To avoid this overhead the method of Zhang et al. (2013b) estimates μ from the predictor used for each coded block, thus avoiding the need for additional signaling. The predictor can be spatial in the case of intraframe coding or temporal for interframe coding. Estimation of μ from the block predictor avoids the introduction of overhead but creates dependencies in the decoding process that can significantly complicate/delay it. More specifically, the inverse quantization process at the decoder is now dependent on the availability of the predictor. For the case of a temporal predictor, the processing required by motion compensation may delay significantly the output of the pixel data since several memory access operations would have to first be performed.

To prevent such data dependency the method makes use of the intensity-dependent spatial quantization (IDSQ) proposed in Naccari et al. (2012). As can be seen in Fig. 10.6, IDSQ does not require availability of the predictor during the inverse quantization step. Instead, perceptual quantization is applied at the point of final reconstruction of the block, when prediction is added to the residual.

With IDSQ, the inverse quantization process is decoupled into two main steps (see Fig. 10.6):

1. Step 1: Over the quantized coefficients c, perform inverse quantization as specified in the HEVC standard with quantization parameter (QP).
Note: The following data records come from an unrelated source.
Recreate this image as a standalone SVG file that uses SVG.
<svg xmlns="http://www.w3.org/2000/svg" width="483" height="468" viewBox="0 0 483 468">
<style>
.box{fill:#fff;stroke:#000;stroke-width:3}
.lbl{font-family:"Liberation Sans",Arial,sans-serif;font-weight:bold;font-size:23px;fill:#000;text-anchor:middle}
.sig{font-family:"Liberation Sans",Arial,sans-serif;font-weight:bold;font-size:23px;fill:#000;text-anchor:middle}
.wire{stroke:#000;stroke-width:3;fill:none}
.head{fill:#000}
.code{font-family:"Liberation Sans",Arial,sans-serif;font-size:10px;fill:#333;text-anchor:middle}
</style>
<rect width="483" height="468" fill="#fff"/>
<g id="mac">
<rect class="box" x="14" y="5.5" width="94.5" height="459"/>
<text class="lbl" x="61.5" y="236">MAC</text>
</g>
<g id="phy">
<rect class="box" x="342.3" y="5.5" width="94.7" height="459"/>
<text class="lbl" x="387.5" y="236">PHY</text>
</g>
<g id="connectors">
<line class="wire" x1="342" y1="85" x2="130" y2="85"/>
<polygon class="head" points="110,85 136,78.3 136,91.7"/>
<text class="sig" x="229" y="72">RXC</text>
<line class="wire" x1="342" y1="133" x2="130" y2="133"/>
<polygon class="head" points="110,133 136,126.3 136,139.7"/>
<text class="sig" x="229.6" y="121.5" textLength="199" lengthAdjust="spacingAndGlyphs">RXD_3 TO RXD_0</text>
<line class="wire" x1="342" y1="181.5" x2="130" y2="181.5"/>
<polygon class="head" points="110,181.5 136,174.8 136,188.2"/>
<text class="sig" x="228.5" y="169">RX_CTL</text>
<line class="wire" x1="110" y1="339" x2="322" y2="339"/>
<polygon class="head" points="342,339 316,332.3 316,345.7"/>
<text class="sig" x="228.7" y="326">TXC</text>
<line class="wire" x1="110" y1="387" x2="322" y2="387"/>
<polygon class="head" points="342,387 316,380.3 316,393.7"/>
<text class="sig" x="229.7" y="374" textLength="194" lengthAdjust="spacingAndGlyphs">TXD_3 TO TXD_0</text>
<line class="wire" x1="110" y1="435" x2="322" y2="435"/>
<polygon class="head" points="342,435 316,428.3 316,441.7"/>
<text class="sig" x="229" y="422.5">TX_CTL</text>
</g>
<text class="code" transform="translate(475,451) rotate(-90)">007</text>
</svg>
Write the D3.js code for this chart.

Then perform inverse transform to obtain r′.

2. Step 2: Before r′ is added to the predictor, perform inverse quantization with idQP(μ) to obtain the rescaled residuals $\widehat{r}$.

The inverse scaling performed during IDSQ (Fig. 10.6) is performed in the spatial domain, which is the reason for the acronym IDSQ.

IDSQ was integrated into the HM reference codec considered for the HEVC range extensions (HM-10.0-RExt-2.0), and its performance was assessed by measurement of the bit rate reduction relative to the codec without perceptual quantization (Zhang et al., 2013b). The test material used in the performance evaluation consisted of six sequences captured by Zhang et al. (2013b) using a RED EPIC camera using its HDRx function (Fig. 10.7A–F. All the test sequences were then downsampled to 1920 × 1080 and provided as OpenEXR, half float representation files. The input bit depth for the luminance channel was 14 bits, with two eight-bit chrominance channels in LogLuv color space (Zhang et al., 2011). The luma/chroma sampling pattern was 4:4:4. The coding configurations selected for the experiments were the ones described in Flynn and Rosewarne (2013): all intra, random access, and low-delay B. The QP values considered were 12, 17, 22, and 27.

HDR-VDP-2 was used to assess the quality of the reconstructed video. The results obtained (HDR-VDP-2 predicted mean opinion score (MOS)) suggest that the proposed HDR-IDSQ method provides quality perceptually equivalent to that of the anchor but at a significantly lower bit rate. An average bit rate reduction of up to 9.53% was observed when compared with the anchor, with the largest reduction (18.55%) being achieved for “Carnival2.”

As with most objective metrics, HDR-VDP-2 has certain limitations in terms of its correlation with subjective results. The experimental results of Narwaria et al. (2013b), for example, suggest that at higher bit rates HDR-VDP-2 scores do not increase in proportion to the subjective scores. To overcome this, recent work by Zhang et al. (2015) focused on conducting objective and subjective quality tests on an extended HDR dataset. The results of these tests support the conclusions in Zhang et al. (2013b), demonstrating a bit rate reduction of up to 42% for the HDR-IDSQ codec compared to an HEVC anchor across various coding conditions.